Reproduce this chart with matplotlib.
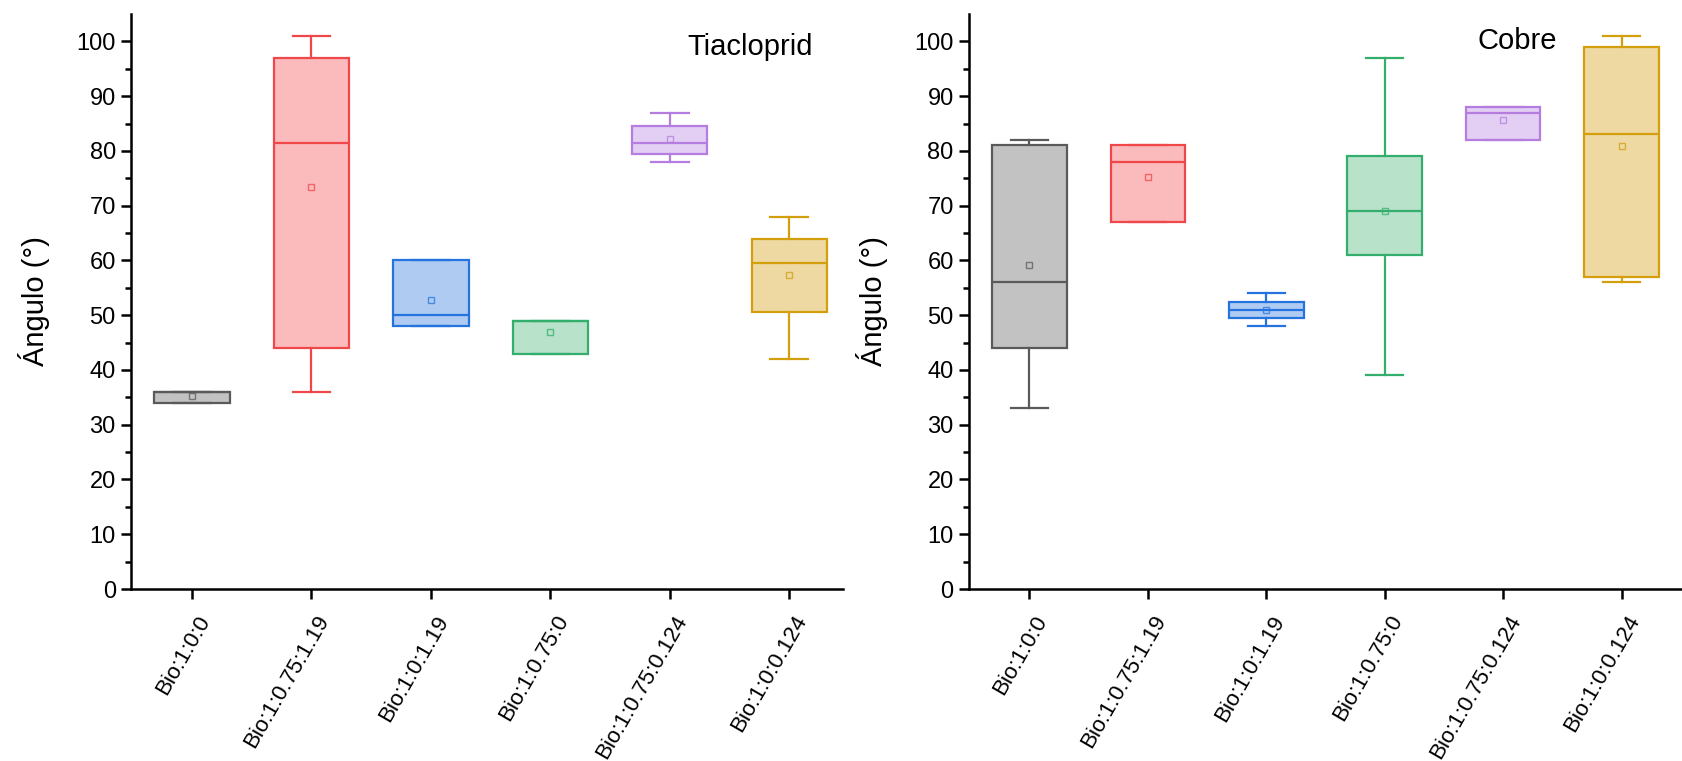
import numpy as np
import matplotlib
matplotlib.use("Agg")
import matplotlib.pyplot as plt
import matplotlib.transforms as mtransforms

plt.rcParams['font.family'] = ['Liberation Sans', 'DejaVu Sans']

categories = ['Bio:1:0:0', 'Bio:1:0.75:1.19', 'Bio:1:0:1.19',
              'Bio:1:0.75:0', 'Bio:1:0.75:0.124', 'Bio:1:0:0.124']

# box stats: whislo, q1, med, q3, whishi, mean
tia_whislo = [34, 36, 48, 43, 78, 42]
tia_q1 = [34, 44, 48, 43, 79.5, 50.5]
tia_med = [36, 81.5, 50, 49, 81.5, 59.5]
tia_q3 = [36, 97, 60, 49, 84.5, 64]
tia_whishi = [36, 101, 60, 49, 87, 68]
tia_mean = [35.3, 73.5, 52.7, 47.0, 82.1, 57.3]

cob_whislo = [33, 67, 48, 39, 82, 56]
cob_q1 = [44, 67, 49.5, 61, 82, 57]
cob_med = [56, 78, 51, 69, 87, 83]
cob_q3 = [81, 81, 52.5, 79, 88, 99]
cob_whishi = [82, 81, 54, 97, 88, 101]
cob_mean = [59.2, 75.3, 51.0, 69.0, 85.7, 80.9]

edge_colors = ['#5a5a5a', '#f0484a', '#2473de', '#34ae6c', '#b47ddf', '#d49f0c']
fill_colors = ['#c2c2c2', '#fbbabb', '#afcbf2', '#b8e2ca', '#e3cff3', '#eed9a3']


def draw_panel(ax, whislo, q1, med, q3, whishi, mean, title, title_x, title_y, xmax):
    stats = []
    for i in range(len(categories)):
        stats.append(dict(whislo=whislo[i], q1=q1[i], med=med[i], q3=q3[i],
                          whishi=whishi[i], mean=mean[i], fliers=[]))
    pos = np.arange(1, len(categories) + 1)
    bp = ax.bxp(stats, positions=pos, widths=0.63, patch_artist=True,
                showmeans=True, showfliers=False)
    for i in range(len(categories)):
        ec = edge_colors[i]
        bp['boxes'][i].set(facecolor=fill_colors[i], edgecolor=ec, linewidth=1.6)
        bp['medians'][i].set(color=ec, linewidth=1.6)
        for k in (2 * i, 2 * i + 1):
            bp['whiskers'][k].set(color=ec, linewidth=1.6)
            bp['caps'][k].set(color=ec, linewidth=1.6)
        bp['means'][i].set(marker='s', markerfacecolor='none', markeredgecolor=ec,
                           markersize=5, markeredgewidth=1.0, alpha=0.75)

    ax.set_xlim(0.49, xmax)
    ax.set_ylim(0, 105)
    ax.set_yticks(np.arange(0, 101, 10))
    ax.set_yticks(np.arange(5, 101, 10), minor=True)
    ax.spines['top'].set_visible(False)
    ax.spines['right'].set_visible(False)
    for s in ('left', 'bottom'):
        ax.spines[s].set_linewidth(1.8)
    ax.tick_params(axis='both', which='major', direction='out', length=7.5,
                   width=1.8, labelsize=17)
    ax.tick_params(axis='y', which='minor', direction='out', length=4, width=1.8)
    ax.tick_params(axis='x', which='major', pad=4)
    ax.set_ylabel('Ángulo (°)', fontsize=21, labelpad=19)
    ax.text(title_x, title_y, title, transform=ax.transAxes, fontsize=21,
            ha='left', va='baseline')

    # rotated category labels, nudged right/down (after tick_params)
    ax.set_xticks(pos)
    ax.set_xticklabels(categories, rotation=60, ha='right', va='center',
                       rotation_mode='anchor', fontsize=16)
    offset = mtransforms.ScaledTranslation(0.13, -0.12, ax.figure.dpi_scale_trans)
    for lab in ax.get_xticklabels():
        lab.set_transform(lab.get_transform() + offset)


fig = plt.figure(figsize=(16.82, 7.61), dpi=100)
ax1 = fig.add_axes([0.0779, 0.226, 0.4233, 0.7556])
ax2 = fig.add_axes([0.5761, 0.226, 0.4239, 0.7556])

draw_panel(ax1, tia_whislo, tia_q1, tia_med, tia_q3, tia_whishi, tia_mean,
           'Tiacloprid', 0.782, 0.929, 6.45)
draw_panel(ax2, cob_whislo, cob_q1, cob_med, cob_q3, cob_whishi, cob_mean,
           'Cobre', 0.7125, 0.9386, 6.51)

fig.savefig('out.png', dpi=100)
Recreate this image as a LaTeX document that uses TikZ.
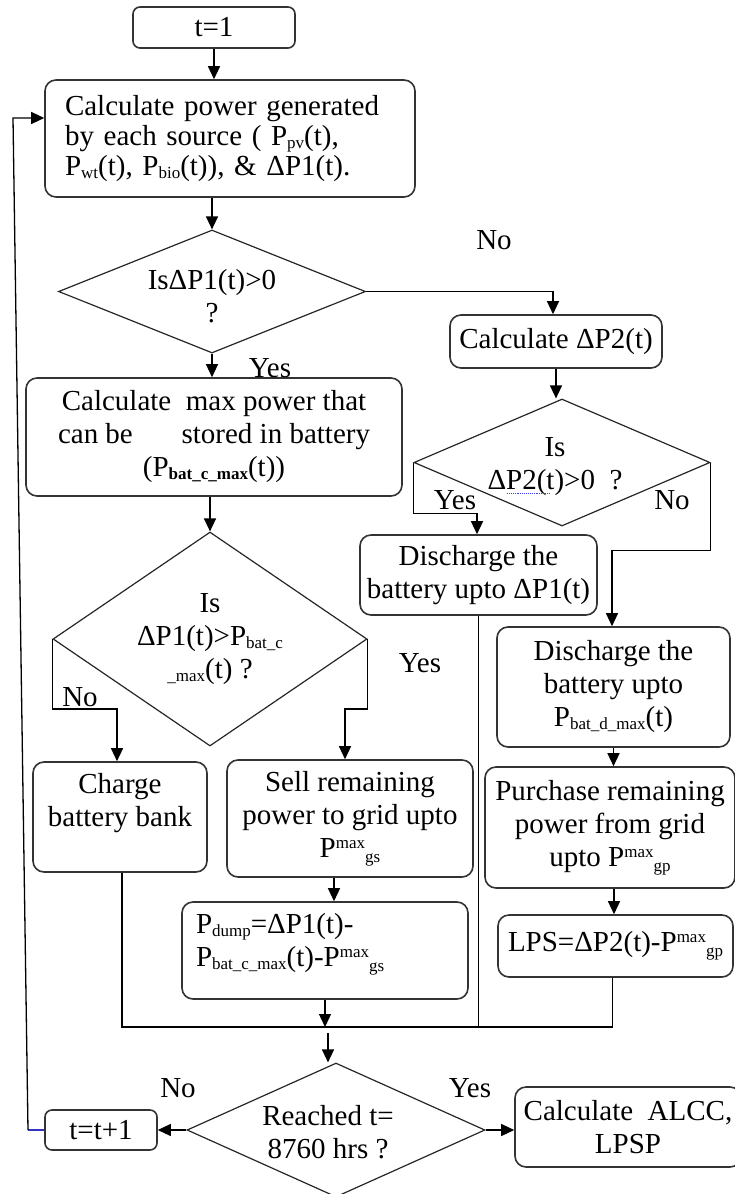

[Aim of the task] Repeat the entries exactly. Pictures are excluded from the copy.

[Final answer]
Reproduce this chart with matplotlib.
import numpy as np
import matplotlib
matplotlib.use("Agg")
import matplotlib.pyplot as plt
import matplotlib.transforms as mtransforms

plt.rcParams['font.family'] = ['Liberation Sans', 'DejaVu Sans']

categories = ['Bio:1:0:0', 'Bio:1:0.75:1.19', 'Bio:1:0:1.19',
              'Bio:1:0.75:0', 'Bio:1:0.75:0.124', 'Bio:1:0:0.124']

# box stats: whislo, q1, med, q3, whishi, mean
tia_whislo = [34, 36, 48, 43, 78, 42]
tia_q1 = [34, 44, 48, 43, 79.5, 50.5]
tia_med = [36, 81.5, 50, 49, 81.5, 59.5]
tia_q3 = [36, 97, 60, 49, 84.5, 64]
tia_whishi = [36, 101, 60, 49, 87, 68]
tia_mean = [35.3, 73.5, 52.7, 47.0, 82.1, 57.3]

cob_whislo = [33, 67, 48, 39, 82, 56]
cob_q1 = [44, 67, 49.5, 61, 82, 57]
cob_med = [56, 78, 51, 69, 87, 83]
cob_q3 = [81, 81, 52.5, 79, 88, 99]
cob_whishi = [82, 81, 54, 97, 88, 101]
cob_mean = [59.2, 75.3, 51.0, 69.0, 85.7, 80.9]

edge_colors = ['#5a5a5a', '#f0484a', '#2473de', '#34ae6c', '#b47ddf', '#d49f0c']
fill_colors = ['#c2c2c2', '#fbbabb', '#afcbf2', '#b8e2ca', '#e3cff3', '#eed9a3']


def draw_panel(ax, whislo, q1, med, q3, whishi, mean, title, title_x, title_y, xmax):
    stats = []
    for i in range(len(categories)):
        stats.append(dict(whislo=whislo[i], q1=q1[i], med=med[i], q3=q3[i],
                          whishi=whishi[i], mean=mean[i], fliers=[]))
    pos = np.arange(1, len(categories) + 1)
    bp = ax.bxp(stats, positions=pos, widths=0.63, patch_artist=True,
                showmeans=True, showfliers=False)
    for i in range(len(categories)):
        ec = edge_colors[i]
        bp['boxes'][i].set(facecolor=fill_colors[i], edgecolor=ec, linewidth=1.6)
        bp['medians'][i].set(color=ec, linewidth=1.6)
        for k in (2 * i, 2 * i + 1):
            bp['whiskers'][k].set(color=ec, linewidth=1.6)
            bp['caps'][k].set(color=ec, linewidth=1.6)
        bp['means'][i].set(marker='s', markerfacecolor='none', markeredgecolor=ec,
                           markersize=5, markeredgewidth=1.0, alpha=0.75)

    ax.set_xlim(0.49, xmax)
    ax.set_ylim(0, 105)
    ax.set_yticks(np.arange(0, 101, 10))
    ax.set_yticks(np.arange(5, 101, 10), minor=True)
    ax.spines['top'].set_visible(False)
    ax.spines['right'].set_visible(False)
    for s in ('left', 'bottom'):
        ax.spines[s].set_linewidth(1.8)
    ax.tick_params(axis='both', which='major', direction='out', length=7.5,
                   width=1.8, labelsize=17)
    ax.tick_params(axis='y', which='minor', direction='out', length=4, width=1.8)
    ax.tick_params(axis='x', which='major', pad=4)
    ax.set_ylabel('Ángulo (°)', fontsize=21, labelpad=19)
    ax.text(title_x, title_y, title, transform=ax.transAxes, fontsize=21,
            ha='left', va='baseline')

    # rotated category labels, nudged right/down (after tick_params)
    ax.set_xticks(pos)
    ax.set_xticklabels(categories, rotation=60, ha='right', va='center',
                       rotation_mode='anchor', fontsize=16)
    offset = mtransforms.ScaledTranslation(0.13, -0.12, ax.figure.dpi_scale_trans)
    for lab in ax.get_xticklabels():
        lab.set_transform(lab.get_transform() + offset)


fig = plt.figure(figsize=(16.82, 7.61), dpi=100)
ax1 = fig.add_axes([0.0779, 0.226, 0.4233, 0.7556])
ax2 = fig.add_axes([0.5761, 0.226, 0.4239, 0.7556])

draw_panel(ax1, tia_whislo, tia_q1, tia_med, tia_q3, tia_whishi, tia_mean,
           'Tiacloprid', 0.782, 0.929, 6.45)
draw_panel(ax2, cob_whislo, cob_q1, cob_med, cob_q3, cob_whishi, cob_mean,
           'Cobre', 0.7125, 0.9386, 6.51)

fig.savefig('out.png', dpi=100)
Recreate this image as a LaTeX document that uses TikZ.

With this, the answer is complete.